Onderwijs, Opvoeding

“Ik hou van papa maar hij is niet lief”

Deze zin zal mij mijn hele leven bijblijven. Het is de allerbeste samenvatting die een kind mij ooit heeft gegeven over de positie van kinderen in een onveilige thuissituatie. De meeste kinderen blijven heel lang loyaal aan hun ouders. Ze nemen hen soms zelfs in bescherming, want ze houden van hen. Ze houden ook van hun ouders wanneer zij niet de liefde en zorg kunnen bieden waar elk kind recht op heeft. Het kind dat deze woorden sprak, gaf heel duidelijk aan dat er thuis problemen waren. Maar wanneer noem je problemen kindermishandeling? En hoe kan je dit herkennen?

Wat is Kindermishandeling?

In de Wet op de Jeugdzorg wordt kindermishandeling als volgt omschreven: “Kindermishandeling is elke vorm van een voor een minderjarige bedreigende of gewelddadige interactie van fysieke, psychische of seksuele aard, die de ouders of andere personen ten opzichte van wie de minderjarige in een relatie van afhankelijkheid of van onvrijheid staat, actief of passief, opdringen waardoor ernstige schade wordt berokkend of dreigt te worden berokkend aan de minderjarige in de vorm van fysiek of psychisch letsel.”

Kindermishandeling kan ingedeeld worden in de volgende categorieën: psychische en/of lichamelijke verwaarlozing, psychische en/of lichamelijke mishandeling, seksueel misbruik en getuige van partnergeweld.

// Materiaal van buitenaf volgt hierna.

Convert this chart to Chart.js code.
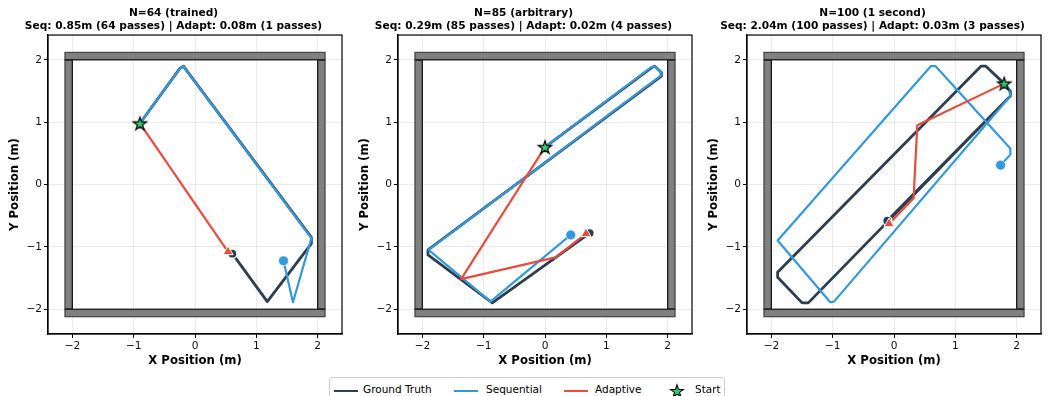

In veel situaties komen combinaties van deze categorieën voor.

Signalen herkennen

Aan welke signalen is kindermishandeling te herkennen? Er zijn heel veel signalen denkbaar. Sommige zijn overduidelijk zoals elke dag dezelfde kleding en nooit eten mee naar school. Ik heb ook wel eens meegemaakt dat een kind de mesjes uit puntenslijpers probeerde te halen om zichzelf te snijden. De meeste signalen zijn echter subtieler en daardoor moeilijker te herkennen. Ik heb zelfs meegemaakt dat kinderen aan mij vertelden wat zij meemaakten, terwijl mij nog niets opgevallen was.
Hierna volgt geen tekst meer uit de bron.